Many of the entries also seem to suggest that the dominant mode of shopping for almost exactly the past century may be waning: the supermarket. People seem to have a distaste for shopping, so farmers’ markets, delivered community-supported agriculture boxes, and increasingly home delivery of groceries, especially in cities, seem to be proliferating. One can imagine that someday all our groceries will simply be ordered online, which makes sense if retail space is at a premium; they can just be shipped directly from a warehouse. Why make the customer wait on interminable lines at the bulk grocery outlet or shopping club when they can order and have a truck drop everything off?

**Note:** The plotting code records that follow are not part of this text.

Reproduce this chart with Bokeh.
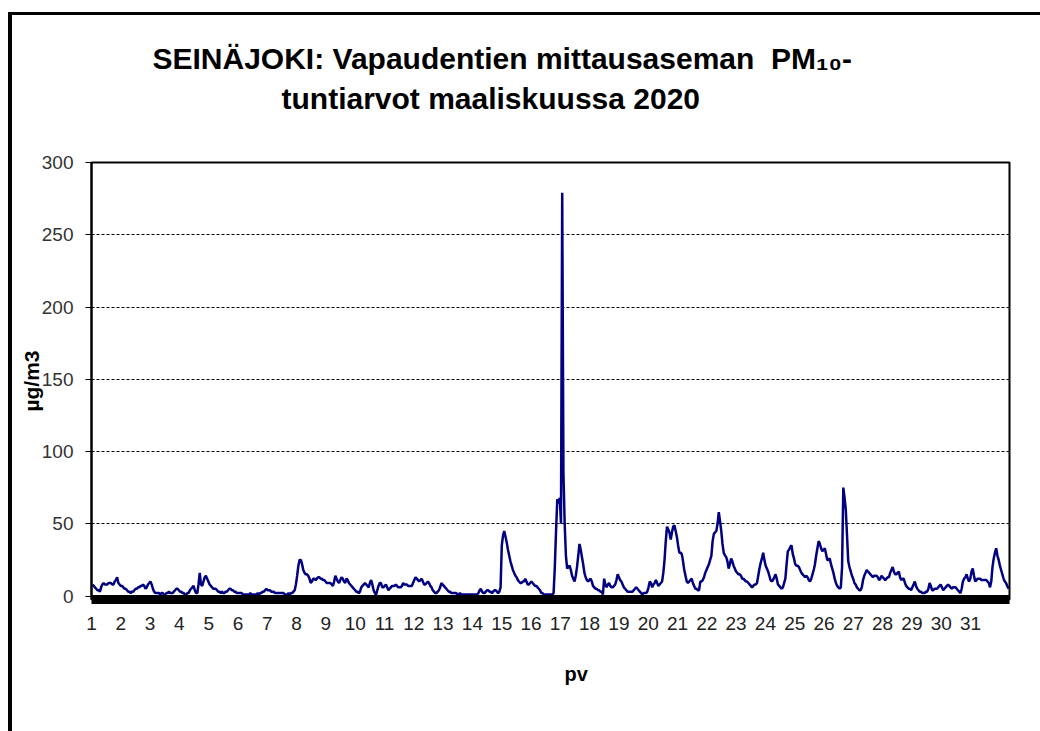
from bokeh.plotting import figure
from bokeh.models import Range1d, LinearAxis, FixedTicker, Title
from bokeh.embed import file_html
from bokeh.resources import INLINE

# Hourly PM10 values (µg/m3), March 2020, one list per day (24 h each)
day01 = [8, 7, 6, 5, 4, 4, 3, 6, 8, 9, 8, 8, 8, 9, 9, 9, 8, 8, 10, 11, 13, 9, 8, 7]
day02 = [7, 6, 5, 5, 4, 3, 3, 2, 3, 3, 4, 5, 5, 6, 6, 7, 7, 8, 7, 5, 6, 8, 9, 10]
day03 = [8, 5, 3, 2, 2, 2, 2, 1, 2, 2, 1, 1, 2, 2, 3, 2, 2, 2, 3, 4, 5, 5, 4, 3]
day04 = [3, 2, 2, 1, 1, 2, 2, 4, 5, 6, 7, 4, 2, 2, 8, 16, 8, 7, 10, 13, 14, 12, 10, 8]
day05 = [7, 6, 5, 5, 5, 4, 3, 3, 2, 3, 2, 2, 3, 3, 4, 5, 5, 4, 4, 3, 3, 2, 2, 2]
day06 = [2, 2, 1, 1, 1, 1, 1, 1, 2, 1, 1, 1, 1, 1, 2, 1, 2, 2, 3, 3, 4, 5, 4, 4]
day07 = [4, 3, 3, 3, 2, 2, 2, 2, 2, 2, 2, 2, 1, 1, 1, 2, 1, 2, 2, 3, 4, 8, 14, 21]
day08 = [25, 25, 22, 18, 16, 15, 15, 14, 12, 9, 10, 12, 12, 11, 12, 13, 13, 12, 12, 11, 11, 10, 9, 9]
day09 = [9, 9, 8, 7, 10, 14, 12, 10, 9, 11, 13, 12, 10, 9, 12, 11, 9, 8, 7, 6, 5, 4, 3, 3]
day10 = [2, 3, 6, 7, 8, 9, 8, 7, 6, 9, 11, 8, 4, 2, 1, 4, 7, 9, 9, 6, 6, 7, 8, 6]
day11 = [4, 5, 6, 7, 7, 7, 8, 7, 6, 6, 6, 7, 9, 8, 8, 8, 7, 7, 7, 7, 9, 11, 13, 12]
day12 = [11, 10, 11, 12, 10, 8, 8, 9, 10, 9, 7, 6, 4, 3, 2, 2, 3, 4, 6, 9, 8, 7, 6, 5]
day13 = [4, 3, 3, 2, 2, 2, 2, 2, 1, 1, 2, 1, 1, 1, 1, 1, 1, 1, 1, 1, 1, 1, 1, 1]
day14 = [1, 2, 4, 5, 3, 2, 2, 3, 4, 4, 3, 3, 2, 3, 4, 4, 3, 2, 3, 6, 35, 42, 45, 41]
day15 = [37, 32, 28, 24, 21, 18, 16, 14, 13, 11, 10, 9, 9, 10, 10, 12, 10, 8, 8, 9, 10, 9, 8, 7]
day16 = [7, 6, 5, 4, 2, 2, 1, 1, 1, 1, 1, 1, 1, 1, 2, 20, 45, 67, 64, 68, 50, 279, 85, 50]
day17 = [28, 19, 20, 21, 18, 14, 12, 10, 14, 20, 28, 36, 32, 27, 22, 16, 13, 11, 10, 11, 12, 10, 7, 6]
day18 = [5, 5, 4, 4, 3, 3, 1, 12, 8, 6, 8, 9, 7, 6, 6, 7, 8, 11, 15, 13, 11, 10, 8, 6]
day19 = [5, 4, 3, 3, 3, 3, 3, 4, 5, 6, 5, 4, 3, 2, 1, 2, 2, 2, 3, 6, 10, 9, 6, 8]
day20 = [9, 11, 9, 7, 8, 9, 10, 16, 25, 38, 48, 46, 44, 39, 44, 48, 49, 45, 41, 35, 30, 30, 29, 24]
day21 = [18, 14, 10, 9, 10, 11, 12, 9, 7, 5, 5, 4, 4, 10, 10, 11, 13, 16, 18, 20, 22, 25, 28, 38]
day22 = [43, 44, 45, 50, 58, 52, 45, 36, 30, 28, 27, 24, 19, 22, 26, 24, 21, 19, 17, 16, 15, 15, 14, 12]
day23 = [12, 11, 10, 10, 9, 8, 7, 6, 7, 8, 8, 9, 14, 19, 23, 26, 30, 25, 21, 19, 17, 14, 11, 10]
day24 = [11, 13, 15, 12, 8, 7, 6, 5, 6, 9, 12, 22, 31, 32, 34, 35, 29, 26, 22, 21, 21, 20, 18, 16]
day25 = [15, 14, 13, 14, 13, 11, 10, 12, 15, 18, 22, 28, 33, 38, 36, 33, 31, 32, 33, 29, 25, 25, 26, 22]
day26 = [19, 16, 12, 9, 7, 6, 5, 6, 20, 75, 68, 60, 42, 24, 20, 17, 14, 12, 9, 8, 6, 5, 4, 4]
day27 = [6, 11, 14, 16, 18, 17, 16, 15, 14, 13, 14, 14, 14, 13, 11, 12, 14, 13, 12, 11, 12, 13, 13, 16]
day28 = [18, 20, 17, 15, 15, 16, 17, 13, 11, 12, 12, 9, 7, 6, 5, 5, 4, 6, 8, 10, 7, 5, 4, 3]
day29 = [3, 2, 2, 2, 3, 3, 5, 9, 7, 4, 4, 5, 5, 5, 6, 7, 8, 6, 4, 5, 6, 7, 8, 7]
day30 = [6, 5, 6, 6, 6, 5, 4, 3, 2, 5, 10, 12, 13, 15, 12, 10, 12, 17, 19, 14, 10, 11, 12, 12]
day31 = [12, 11, 11, 11, 11, 11, 10, 9, 6, 10, 20, 26, 30, 33, 28, 25, 21, 18, 15, 12, 10, 9, 7, 5]

days = [day01, day02, day03, day04, day05, day06, day07, day08, day09, day10,
        day11, day12, day13, day14, day15, day16, day17, day18, day19, day20,
        day21, day22, day23, day24, day25, day26, day27, day28, day29, day30, day31]

pm10 = [v for d in days for v in d]
hours = list(range(len(pm10)))

day_ticks = list(range(1, 32))
y_ticks = [0, 50, 100, 150, 200, 250, 300]

title_line1 = "SEINÄJOKI: Vapaudentien mittausaseman\u00a0 PM\u2081\u2080-"
title_line2 = "tuntiarvot maaliskuussa 2020"
y_label = "µg/m3"
x_label = "pv"

FONT = "Liberation Sans"

W, H = 1040, 731
FL, FR, FT, FB = 91, 1009, 162, 599   # frame edges (canvas px)

p = figure(width=W, height=H, output_backend="svg", toolbar_location=None,
           x_range=Range1d(-0.8, 743.8), y_range=Range1d(-2.42, 300),
           min_border_left=FL, min_border_right=W - FR,
           min_border_top=FT, min_border_bottom=H - FB)
p.title.visible = False
p.background_fill_color = "white"
p.border_fill_color = None
p.outline_line_color = "black"
p.outline_line_width = 2
p.outline_line_alpha = 1
# outer black frame of the chart sheet (left and top edges)
p.styles = {
    "background-color": "white",
    "background-image": "linear-gradient(black, black), linear-gradient(black, black)",
    "background-size": "4px 719px, 1032px 3px",
    "background-position": "8px 12px, 8px 12px",
    "background-repeat": "no-repeat",
}

p.xaxis.visible = False
p.xgrid.visible = False

# y axis
yax = p.yaxis[0]
yax.ticker = FixedTicker(ticks=y_ticks)
yax.axis_line_color = "black"
yax.axis_line_width = 2
yax.major_tick_line_color = "black"
yax.major_tick_line_width = 1
yax.major_tick_out = 6
yax.major_tick_in = 0
yax.minor_tick_line_color = None
yax.major_label_text_font = FONT
yax.major_label_text_font_size = "19px"
yax.major_label_text_color = "#333333"
yax.major_label_standoff = 12
yax.axis_label = y_label
yax.axis_label_text_font = FONT
yax.axis_label_text_font_size = "21px"
yax.axis_label_text_font_style = "bold"
yax.axis_label_text_color = "black"
yax.axis_label_standoff = -4

p.ygrid.ticker = FixedTicker(ticks=y_ticks)
p.ygrid.grid_line_color = "black"
p.ygrid.grid_line_width = 1
p.ygrid.grid_line_dash = "3 2"
p.ygrid.grid_line_alpha = 1

# day axis (one label per day, 24 hourly points)
p.extra_x_ranges = {"days": Range1d(1, 1 + (FR - FL) / 29.3)}
xax = LinearAxis(x_range_name="days", ticker=FixedTicker(ticks=day_ticks))
xax.axis_line_color = "black"
xax.axis_line_width = 9
xax.major_tick_line_color = None
xax.major_tick_out = 0
xax.major_tick_in = 0
xax.minor_tick_line_color = None
xax.major_label_text_font = FONT
xax.major_label_text_font_size = "19px"
xax.major_label_text_color = "#222222"
xax.major_label_standoff = 17
p.add_layout(xax, "below")

p.add_layout(Title(text=x_label, align="left", offset=473, text_font=FONT,
                   text_font_size="20px", text_font_style="bold", text_color="black",
                   standoff=57), "below")

# titles: a blank spacer next to the frame, then line 2, then line 1
spacer = Title(text="\u00a0", text_font_size="1px", standoff=45, text_color="white")
t2 = Title(text=title_line2, align="left", offset=190, text_font=FONT,
           text_font_size="30px", text_font_style="bold", text_color="black", standoff=0)
t1 = Title(text=title_line1, align="left", offset=61, text_font=FONT,
           text_font_size="30px", text_font_style="bold", text_color="black", standoff=10)
p.add_layout(spacer, "above")
p.add_layout(t2, "above")
p.add_layout(t1, "above")

p.line(hours, pm10, line_color="#000080", line_width=2.5)

open("out.html", "w").write(file_html(p, INLINE))
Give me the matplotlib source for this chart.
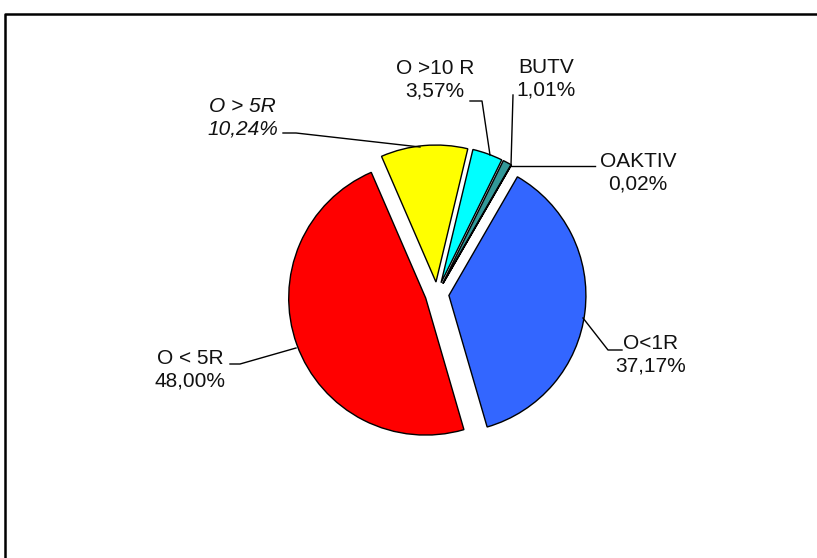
import matplotlib
matplotlib.use("Agg")
import matplotlib.pyplot as plt
from matplotlib.lines import Line2D

# ---- data ----
categories = ["O<1R", "O < 5R", "O > 5R", "O >10 R", "BUTV", "OAKTIV"]
values = [37.17, 48.00, 10.24, 3.57, 1.01, 0.02]
colors = ["#3366FF", "#FF0000", "#FFFF00", "#00FFFF", "#339999", "#993366"]

# ---- layout (pixel coords, y from top) ----
W, H = 817, 558
center_px = (437, 294)
radius = 137
explode_px = 12
label_pos = [(651, 355), (190, 369.5), (242.5, 117.5), (435, 79.5), (546.5, 78.5), (638, 172.5)]
label_italic = [False, False, True, False, False, False]
leaders = [
    [(583, 318), (608, 350), (622, 350)],
    [(296, 348), (240, 364), (230, 364)],
    [(420, 147), (296, 133), (283, 133)],
    [(490, 155), (482, 101), (470, 101)],
    [(511, 165), (513, 95)],
    [(511, 166), (595, 166)],
]

def fy(y):
    return H - y

fig = plt.figure(figsize=(W / 100, H / 100), dpi=100)
ax = fig.add_axes([0, 0, 1, 1])

ax.pie(values, colors=colors, startangle=60, counterclock=False,
       explode=[explode_px] * len(values), radius=radius,
       center=(center_px[0], fy(center_px[1])),
       wedgeprops=dict(edgecolor="black", linewidth=1.0))

ax.set_xlim(0, W)
ax.set_ylim(0, H)
ax.set_aspect("equal")
ax.axis("off")

for cat, v, (x, y), it in zip(categories, values, label_pos, label_italic):
    txt = cat + "\n" + f"{v:.2f}".replace(".", ",") + "%"
    ax.text(x, fy(y), txt, ha="center", va="center", fontsize=15,
            family="Liberation Sans", style="italic" if it else "normal",
            linespacing=1.22, color="#111111")

for pts in leaders:
    xs = [p[0] for p in pts]
    ys = [fy(p[1]) for p in pts]
    ax.add_line(Line2D(xs, ys, color="black", linewidth=1.0))

# frame
ax.add_line(Line2D([5.5, 5.5, W + 5], [-5, fy(13.5), fy(13.5)], color="black",
                   linewidth=1.8, clip_on=False))

fig.savefig("out.png", dpi=100)
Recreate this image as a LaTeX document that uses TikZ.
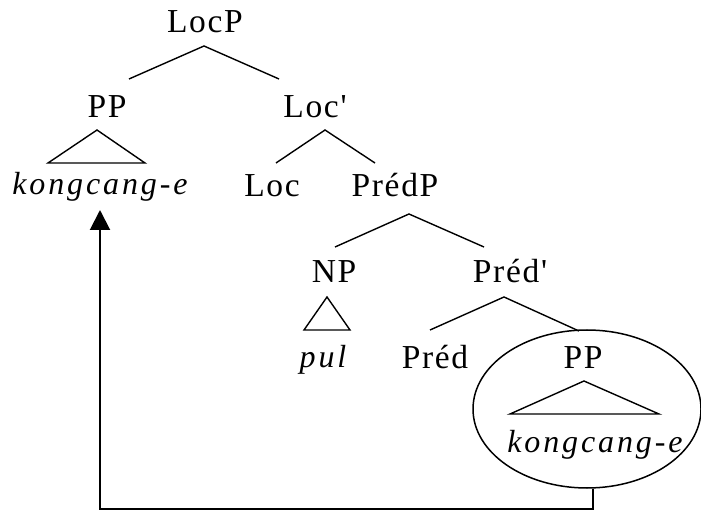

In gathering together and editing this volume I have incurred many debts, foremost to the authors themselves. Many are dear old friends whom I know from previous projects, from the Oxford Symposium, or from the Association for the Study of Food and Society. Apparently these people simply wanted to work with me again. Some are people I have never met but who proposed outstanding entries that fit in perfectly. Many signed on from the very start, while others signed on at the 11th hour, as happens with every project of this nature. Regardless, the entries fit together beautifully, and the end product is exactly what I had hoped it would be when it was first envisioned. Also, as I look back on over a dozen years editing projects of this type, first for Greenwood Press, which later merged with ABC-CLIO, I realize that this work is not only the culmination of 20 or so books in the Food Culture Around the World series and the Food Cultures of the World Encyclopedia I edited but is also the collaborative work of all the marvelous people at ABC-CLIO, foremost Kaitlin Ciarmiello. This project was really her idea, though I might claim that I thought of it one night years ago at a bar in Boston when we two spun book ideas for several hours.